[Raw records]
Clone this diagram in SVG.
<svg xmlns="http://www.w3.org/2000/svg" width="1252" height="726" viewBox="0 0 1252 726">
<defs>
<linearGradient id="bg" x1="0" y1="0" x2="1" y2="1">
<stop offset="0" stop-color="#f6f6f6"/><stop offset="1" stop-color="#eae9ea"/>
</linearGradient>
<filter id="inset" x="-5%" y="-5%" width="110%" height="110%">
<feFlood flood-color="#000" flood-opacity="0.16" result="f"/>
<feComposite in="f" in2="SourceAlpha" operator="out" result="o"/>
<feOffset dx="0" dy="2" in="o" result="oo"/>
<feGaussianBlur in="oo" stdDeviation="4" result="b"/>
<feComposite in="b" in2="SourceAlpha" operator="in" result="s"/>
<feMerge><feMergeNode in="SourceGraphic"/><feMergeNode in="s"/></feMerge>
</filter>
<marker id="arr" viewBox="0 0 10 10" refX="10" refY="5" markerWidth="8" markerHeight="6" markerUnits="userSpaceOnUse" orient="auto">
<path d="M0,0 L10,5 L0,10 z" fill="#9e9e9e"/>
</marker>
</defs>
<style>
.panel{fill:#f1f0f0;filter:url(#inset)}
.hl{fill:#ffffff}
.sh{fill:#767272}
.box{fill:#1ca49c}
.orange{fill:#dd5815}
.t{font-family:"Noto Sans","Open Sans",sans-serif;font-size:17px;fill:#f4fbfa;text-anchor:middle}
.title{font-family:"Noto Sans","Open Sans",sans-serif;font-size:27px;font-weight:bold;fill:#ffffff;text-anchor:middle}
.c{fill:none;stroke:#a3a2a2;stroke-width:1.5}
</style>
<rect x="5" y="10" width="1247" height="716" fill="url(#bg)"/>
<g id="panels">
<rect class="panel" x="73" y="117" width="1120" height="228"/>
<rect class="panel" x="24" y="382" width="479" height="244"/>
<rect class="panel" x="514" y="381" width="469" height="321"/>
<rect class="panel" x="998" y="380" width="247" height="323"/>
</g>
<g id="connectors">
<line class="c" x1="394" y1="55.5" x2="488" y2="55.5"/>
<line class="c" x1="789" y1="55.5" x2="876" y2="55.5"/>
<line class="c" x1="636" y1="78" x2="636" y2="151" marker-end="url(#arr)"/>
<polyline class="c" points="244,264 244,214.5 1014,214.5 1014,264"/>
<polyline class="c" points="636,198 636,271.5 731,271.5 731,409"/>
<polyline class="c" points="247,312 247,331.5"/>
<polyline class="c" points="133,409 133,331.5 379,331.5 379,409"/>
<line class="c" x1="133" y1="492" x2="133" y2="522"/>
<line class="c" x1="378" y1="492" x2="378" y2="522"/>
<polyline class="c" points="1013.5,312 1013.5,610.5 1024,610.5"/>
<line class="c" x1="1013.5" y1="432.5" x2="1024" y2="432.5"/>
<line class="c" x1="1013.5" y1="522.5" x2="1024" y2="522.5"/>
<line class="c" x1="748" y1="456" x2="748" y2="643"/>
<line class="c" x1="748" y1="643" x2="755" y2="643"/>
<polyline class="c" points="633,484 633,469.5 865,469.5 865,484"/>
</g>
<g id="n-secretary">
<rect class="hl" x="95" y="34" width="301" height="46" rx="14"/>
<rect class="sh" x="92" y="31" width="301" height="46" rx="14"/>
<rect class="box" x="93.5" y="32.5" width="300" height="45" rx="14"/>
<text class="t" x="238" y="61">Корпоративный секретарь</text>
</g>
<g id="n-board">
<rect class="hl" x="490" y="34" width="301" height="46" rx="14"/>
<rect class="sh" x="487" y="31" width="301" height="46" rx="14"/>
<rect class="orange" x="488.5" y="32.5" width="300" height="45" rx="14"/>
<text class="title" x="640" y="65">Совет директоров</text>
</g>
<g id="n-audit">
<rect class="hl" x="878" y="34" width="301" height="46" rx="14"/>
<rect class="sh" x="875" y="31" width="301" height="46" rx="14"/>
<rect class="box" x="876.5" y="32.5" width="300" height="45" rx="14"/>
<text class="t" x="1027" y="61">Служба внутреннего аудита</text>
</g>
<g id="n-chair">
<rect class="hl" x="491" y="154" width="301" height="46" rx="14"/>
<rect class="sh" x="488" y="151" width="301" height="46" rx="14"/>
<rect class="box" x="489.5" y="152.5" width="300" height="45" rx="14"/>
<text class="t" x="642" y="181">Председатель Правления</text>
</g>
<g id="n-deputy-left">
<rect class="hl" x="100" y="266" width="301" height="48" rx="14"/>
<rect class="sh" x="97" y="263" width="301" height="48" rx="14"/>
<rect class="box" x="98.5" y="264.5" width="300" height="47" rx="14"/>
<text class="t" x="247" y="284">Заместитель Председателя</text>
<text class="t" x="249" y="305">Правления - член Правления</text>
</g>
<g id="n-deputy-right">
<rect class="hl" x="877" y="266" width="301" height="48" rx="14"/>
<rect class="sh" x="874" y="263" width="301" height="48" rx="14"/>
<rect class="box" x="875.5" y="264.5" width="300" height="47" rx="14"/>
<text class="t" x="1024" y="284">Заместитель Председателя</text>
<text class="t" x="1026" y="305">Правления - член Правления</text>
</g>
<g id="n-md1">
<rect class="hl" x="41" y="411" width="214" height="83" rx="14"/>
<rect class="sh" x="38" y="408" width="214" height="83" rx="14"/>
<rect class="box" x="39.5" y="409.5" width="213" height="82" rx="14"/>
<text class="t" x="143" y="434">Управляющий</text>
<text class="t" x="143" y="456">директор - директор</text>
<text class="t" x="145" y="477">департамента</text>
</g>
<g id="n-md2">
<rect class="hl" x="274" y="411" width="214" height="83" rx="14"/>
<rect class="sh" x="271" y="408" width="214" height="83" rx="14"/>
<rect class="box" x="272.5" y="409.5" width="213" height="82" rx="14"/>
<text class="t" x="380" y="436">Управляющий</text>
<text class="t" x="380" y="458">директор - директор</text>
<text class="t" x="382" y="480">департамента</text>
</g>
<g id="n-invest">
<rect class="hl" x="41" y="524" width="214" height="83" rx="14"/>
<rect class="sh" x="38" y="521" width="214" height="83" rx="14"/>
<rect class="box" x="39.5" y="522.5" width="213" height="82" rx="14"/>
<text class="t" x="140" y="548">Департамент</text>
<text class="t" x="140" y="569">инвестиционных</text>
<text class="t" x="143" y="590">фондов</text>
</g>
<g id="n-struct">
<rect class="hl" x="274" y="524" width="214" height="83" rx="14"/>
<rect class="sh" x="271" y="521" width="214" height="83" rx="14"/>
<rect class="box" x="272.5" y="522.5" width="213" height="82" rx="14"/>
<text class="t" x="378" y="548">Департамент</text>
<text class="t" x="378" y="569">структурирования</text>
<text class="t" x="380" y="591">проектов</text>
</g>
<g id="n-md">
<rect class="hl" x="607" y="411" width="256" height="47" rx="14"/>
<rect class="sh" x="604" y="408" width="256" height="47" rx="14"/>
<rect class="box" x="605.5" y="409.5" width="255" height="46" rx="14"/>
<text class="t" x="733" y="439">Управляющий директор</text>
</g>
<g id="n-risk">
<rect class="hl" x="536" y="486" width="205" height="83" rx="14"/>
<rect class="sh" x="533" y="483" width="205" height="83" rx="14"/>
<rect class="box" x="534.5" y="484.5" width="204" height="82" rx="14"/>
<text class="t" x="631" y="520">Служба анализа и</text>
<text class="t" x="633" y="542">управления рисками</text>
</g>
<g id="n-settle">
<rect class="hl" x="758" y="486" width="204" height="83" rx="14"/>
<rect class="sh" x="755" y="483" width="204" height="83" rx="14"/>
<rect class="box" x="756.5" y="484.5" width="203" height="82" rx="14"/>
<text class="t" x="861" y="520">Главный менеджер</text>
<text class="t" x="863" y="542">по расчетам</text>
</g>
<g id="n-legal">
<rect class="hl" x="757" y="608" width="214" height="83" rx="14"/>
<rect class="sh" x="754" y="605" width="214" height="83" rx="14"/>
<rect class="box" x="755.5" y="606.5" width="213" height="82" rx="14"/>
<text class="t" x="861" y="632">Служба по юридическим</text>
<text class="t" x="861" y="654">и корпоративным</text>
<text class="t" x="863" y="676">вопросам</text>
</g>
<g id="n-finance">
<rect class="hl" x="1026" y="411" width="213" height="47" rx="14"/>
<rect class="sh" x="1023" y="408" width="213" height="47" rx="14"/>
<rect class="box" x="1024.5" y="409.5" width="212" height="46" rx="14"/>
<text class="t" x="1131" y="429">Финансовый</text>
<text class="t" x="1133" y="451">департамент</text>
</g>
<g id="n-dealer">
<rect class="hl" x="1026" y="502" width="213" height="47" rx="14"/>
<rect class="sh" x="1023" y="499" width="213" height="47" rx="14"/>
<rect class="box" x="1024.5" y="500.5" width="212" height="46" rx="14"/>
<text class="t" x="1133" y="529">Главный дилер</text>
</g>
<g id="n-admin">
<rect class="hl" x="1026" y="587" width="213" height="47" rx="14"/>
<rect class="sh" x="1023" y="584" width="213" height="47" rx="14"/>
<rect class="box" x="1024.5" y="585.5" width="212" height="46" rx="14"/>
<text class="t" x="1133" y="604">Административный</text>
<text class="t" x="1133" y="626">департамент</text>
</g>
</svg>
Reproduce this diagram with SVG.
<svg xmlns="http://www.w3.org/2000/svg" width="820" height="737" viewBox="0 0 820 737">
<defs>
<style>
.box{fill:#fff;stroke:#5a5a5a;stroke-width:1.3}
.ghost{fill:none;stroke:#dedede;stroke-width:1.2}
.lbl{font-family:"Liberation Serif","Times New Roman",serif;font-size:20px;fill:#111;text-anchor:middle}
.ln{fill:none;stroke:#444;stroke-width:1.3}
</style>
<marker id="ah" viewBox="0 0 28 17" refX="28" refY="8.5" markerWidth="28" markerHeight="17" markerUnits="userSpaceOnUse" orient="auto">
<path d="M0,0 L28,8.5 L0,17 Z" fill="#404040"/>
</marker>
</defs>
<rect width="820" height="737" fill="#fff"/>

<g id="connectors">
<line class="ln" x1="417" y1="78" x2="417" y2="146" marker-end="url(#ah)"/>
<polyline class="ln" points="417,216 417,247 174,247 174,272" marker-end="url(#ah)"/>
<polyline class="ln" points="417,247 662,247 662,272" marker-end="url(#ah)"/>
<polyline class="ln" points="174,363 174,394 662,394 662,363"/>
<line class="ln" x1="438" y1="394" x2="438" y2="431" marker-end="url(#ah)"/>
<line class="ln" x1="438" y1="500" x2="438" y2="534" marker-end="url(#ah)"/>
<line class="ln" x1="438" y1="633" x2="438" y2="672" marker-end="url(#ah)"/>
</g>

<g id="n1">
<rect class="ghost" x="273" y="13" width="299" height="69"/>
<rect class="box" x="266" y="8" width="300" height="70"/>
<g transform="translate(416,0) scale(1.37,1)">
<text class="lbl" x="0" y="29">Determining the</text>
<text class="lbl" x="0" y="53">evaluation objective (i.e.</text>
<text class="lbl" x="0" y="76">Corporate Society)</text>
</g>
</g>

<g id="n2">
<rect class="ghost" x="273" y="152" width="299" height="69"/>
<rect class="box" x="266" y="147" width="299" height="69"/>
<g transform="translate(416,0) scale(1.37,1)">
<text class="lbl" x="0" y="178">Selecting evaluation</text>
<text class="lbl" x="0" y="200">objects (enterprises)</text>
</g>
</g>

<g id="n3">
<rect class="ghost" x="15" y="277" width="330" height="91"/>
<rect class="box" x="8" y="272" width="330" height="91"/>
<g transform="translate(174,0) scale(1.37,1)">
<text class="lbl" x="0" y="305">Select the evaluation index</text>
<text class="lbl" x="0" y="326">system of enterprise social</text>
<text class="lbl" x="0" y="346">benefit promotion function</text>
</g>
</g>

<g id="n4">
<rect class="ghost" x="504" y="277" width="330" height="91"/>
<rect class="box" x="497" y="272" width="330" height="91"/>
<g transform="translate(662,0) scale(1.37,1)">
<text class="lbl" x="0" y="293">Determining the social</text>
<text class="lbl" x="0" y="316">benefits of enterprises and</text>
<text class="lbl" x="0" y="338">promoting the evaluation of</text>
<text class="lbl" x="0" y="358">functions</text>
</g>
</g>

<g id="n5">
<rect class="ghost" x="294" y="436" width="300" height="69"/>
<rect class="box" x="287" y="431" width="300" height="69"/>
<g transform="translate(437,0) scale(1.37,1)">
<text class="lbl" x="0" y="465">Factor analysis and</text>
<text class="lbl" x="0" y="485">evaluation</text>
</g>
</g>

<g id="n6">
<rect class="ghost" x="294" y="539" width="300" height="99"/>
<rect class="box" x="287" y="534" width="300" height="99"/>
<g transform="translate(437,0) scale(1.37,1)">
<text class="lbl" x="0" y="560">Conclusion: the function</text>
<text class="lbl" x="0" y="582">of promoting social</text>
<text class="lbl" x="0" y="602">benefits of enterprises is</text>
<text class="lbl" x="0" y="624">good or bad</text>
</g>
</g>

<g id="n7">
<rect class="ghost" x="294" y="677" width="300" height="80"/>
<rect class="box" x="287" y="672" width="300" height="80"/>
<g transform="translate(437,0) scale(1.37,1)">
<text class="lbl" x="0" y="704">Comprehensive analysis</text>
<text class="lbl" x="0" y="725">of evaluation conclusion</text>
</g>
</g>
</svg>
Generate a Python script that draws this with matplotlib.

Exercise description:
Copy out all lines from the material above that contain the string "diagram".

Output below:
Clone this diagram in SVG.
Reproduce this diagram with SVG.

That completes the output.